Available data
▼
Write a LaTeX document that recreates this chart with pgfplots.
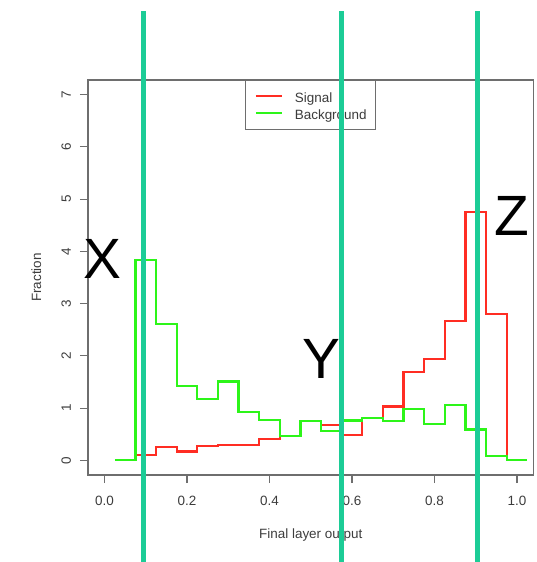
\documentclass[border=0pt]{standalone}
\usepackage{fontspec}
\setmainfont{Liberation Sans}
\usepackage{pgfplots}
\usepackage{pgfplotstable}
\pgfplotsset{compat=1.18}

\definecolor{signalred}{RGB}{255,45,35}
\definecolor{bkggreen}{RGB}{45,245,25}
\definecolor{cutgreen}{RGB}{28,204,150}
\definecolor{framegray}{RGB}{110,110,110}
\definecolor{txtgray}{RGB}{60,60,60}

% left bin edge, height (0.05 wide bins)
\pgfplotstableread{
x     sig   bkg
0.025 0     0
0.075 0.10  3.83
0.125 0.25  2.61
0.175 0.17  1.43
0.225 0.27  1.17
0.275 0.30  1.51
0.325 0.30  0.93
0.375 0.41  0.78
0.425 0.465 0.47
0.475 0.75  0.75
0.525 0.67  0.56
0.575 0.48  0.765
0.625 0.81  0.81
0.675 1.03  0.75
0.725 1.69  0.99
0.775 1.94  0.70
0.825 2.66  1.06
0.875 4.75  0.59
0.925 2.80  0.08
0.975 0     0
1.025 0     0
}\hist

\begin{document}
\begin{tikzpicture}
\useasboundingbox (-88bp,-87bp) rectangle (449bp,475bp);
\begin{axis}[
    scale only axis, width=445.5bp, height=395bp,
    xmin=-0.04, xmax=1.04, ymin=-0.28, ymax=7.28,
    axis line style={framegray, line width=1.1bp},
    tick style={framegray, line width=1.1bp},
    tick align=outside, major tick length=8bp,
    xtick pos=bottom, ytick pos=left,
    xtick={0,0.2,0.4,0.6,0.8,1}, ytick={0,1,2,3,4,5,6,7},
    /pgf/number format/assume math mode=true,
    tick label style={font=\fontsize{13.5}{16}\selectfont, text=txtgray},
    xticklabel style={anchor=base, yshift=-22bp,
        /pgf/number format/.cd, fixed, fixed zerofill, precision=1},
    yticklabel style={xshift=-9bp, rotate=90, anchor=base},
    label style={font=\fontsize{13.5}{16}\selectfont, text=txtgray},
    xlabel={Final layer output},
    ylabel={Fraction},
    xlabel style={at={(axis description cs:0.5,-0.1603)}, anchor=base},
    ylabel style={at={(axis description cs:-0.105,0.5)}, anchor=base},
    legend style={at={(0.5,1)}, anchor=north, draw=framegray, line width=1.1bp,
        fill=white, font=\fontsize{13.5}{16}\selectfont, text=txtgray,
        inner xsep=9bp, inner ysep=10bp, row sep=5.8bp, column sep=12bp,
        nodes={inner sep=0pt, text height=11.7bp, text depth=0pt}},
    legend cell align=left,
    legend image code/.code={\draw[#1, line width=2bp] (0bp,0.5bp) -- (26bp,0.5bp);},
  ]
  \addplot[signalred, line width=2.2bp, const plot] table[x=x, y=sig] {\hist};
  \addplot[bkggreen, line width=2.2bp, const plot] table[x=x, y=bkg] {\hist};
  \legend{Signal, Background}
\end{axis}
\begin{axis}[
    scale only axis, width=445.5bp, height=395bp,
    xmin=-0.04, xmax=1.04, ymin=-0.28, ymax=7.28,
    hide axis, clip=false,
  ]
  \addplot[cutgreen, line width=5bp, forget plot] coordinates {(0.095,-2.0) (0.095,8.604)};
  \addplot[cutgreen, line width=5bp, forget plot] coordinates {(0.574,-2.0) (0.574,8.604)};
  \addplot[cutgreen, line width=5bp, forget plot] coordinates {(0.905,-2.0) (0.905,8.604)};
  \node[font=\fontsize{57}{60}\selectfont] at (axis cs:-0.005,3.86) {X};
  \node[font=\fontsize{57}{60}\selectfont] at (axis cs:0.527,1.95) {Y};
  \node[font=\fontsize{57}{60}\selectfont] at (axis cs:0.988,4.67) {Z};
\end{axis}
\end{tikzpicture}
\end{document}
▲
Directions for this task
Copy all the lines of data exactly as they appear, dropping any images.

Exercise solution
Write a LaTeX document that recreates this chart with pgfplots.
\documentclass[border=0pt]{standalone}
\usepackage{fontspec}
\setmainfont{Liberation Sans}
\usepackage{pgfplots}
\usepackage{pgfplotstable}
\pgfplotsset{compat=1.18}

\definecolor{signalred}{RGB}{255,45,35}
\definecolor{bkggreen}{RGB}{45,245,25}
\definecolor{cutgreen}{RGB}{28,204,150}
\definecolor{framegray}{RGB}{110,110,110}
\definecolor{txtgray}{RGB}{60,60,60}

% left bin edge, height (0.05 wide bins)
\pgfplotstableread{
x     sig   bkg
0.025 0     0
0.075 0.10  3.83
0.125 0.25  2.61
0.175 0.17  1.43
0.225 0.27  1.17
0.275 0.30  1.51
0.325 0.30  0.93
0.375 0.41  0.78
0.425 0.465 0.47
0.475 0.75  0.75
0.525 0.67  0.56
0.575 0.48  0.765
0.625 0.81  0.81
0.675 1.03  0.75
0.725 1.69  0.99
0.775 1.94  0.70
0.825 2.66  1.06
0.875 4.75  0.59
0.925 2.80  0.08
0.975 0     0
1.025 0     0
}\hist

\begin{document}
\begin{tikzpicture}
\useasboundingbox (-88bp,-87bp) rectangle (449bp,475bp);
\begin{axis}[
    scale only axis, width=445.5bp, height=395bp,
    xmin=-0.04, xmax=1.04, ymin=-0.28, ymax=7.28,
    axis line style={framegray, line width=1.1bp},
    tick style={framegray, line width=1.1bp},
    tick align=outside, major tick length=8bp,
    xtick pos=bottom, ytick pos=left,
    xtick={0,0.2,0.4,0.6,0.8,1}, ytick={0,1,2,3,4,5,6,7},
    /pgf/number format/assume math mode=true,
    tick label style={font=\fontsize{13.5}{16}\selectfont, text=txtgray},
    xticklabel style={anchor=base, yshift=-22bp,
        /pgf/number format/.cd, fixed, fixed zerofill, precision=1},
    yticklabel style={xshift=-9bp, rotate=90, anchor=base},
    label style={font=\fontsize{13.5}{16}\selectfont, text=txtgray},
    xlabel={Final layer output},
    ylabel={Fraction},
    xlabel style={at={(axis description cs:0.5,-0.1603)}, anchor=base},
    ylabel style={at={(axis description cs:-0.105,0.5)}, anchor=base},
    legend style={at={(0.5,1)}, anchor=north, draw=framegray, line width=1.1bp,
        fill=white, font=\fontsize{13.5}{16}\selectfont, text=txtgray,
        inner xsep=9bp, inner ysep=10bp, row sep=5.8bp, column sep=12bp,
        nodes={inner sep=0pt, text height=11.7bp, text depth=0pt}},
    legend cell align=left,
    legend image code/.code={\draw[#1, line width=2bp] (0bp,0.5bp) -- (26bp,0.5bp);},
  ]
  \addplot[signalred, line width=2.2bp, const plot] table[x=x, y=sig] {\hist};
  \addplot[bkggreen, line width=2.2bp, const plot] table[x=x, y=bkg] {\hist};
  \legend{Signal, Background}
\end{axis}
\begin{axis}[
    scale only axis, width=445.5bp, height=395bp,
    xmin=-0.04, xmax=1.04, ymin=-0.28, ymax=7.28,
    hide axis, clip=false,
  ]
  \addplot[cutgreen, line width=5bp, forget plot] coordinates {(0.095,-2.0) (0.095,8.604)};
  \addplot[cutgreen, line width=5bp, forget plot] coordinates {(0.574,-2.0) (0.574,8.604)};
  \addplot[cutgreen, line width=5bp, forget plot] coordinates {(0.905,-2.0) (0.905,8.604)};
  \node[font=\fontsize{57}{60}\selectfont] at (axis cs:-0.005,3.86) {X};
  \node[font=\fontsize{57}{60}\selectfont] at (axis cs:0.527,1.95) {Y};
  \node[font=\fontsize{57}{60}\selectfont] at (axis cs:0.988,4.67) {Z};
\end{axis}
\end{tikzpicture}
\end{document}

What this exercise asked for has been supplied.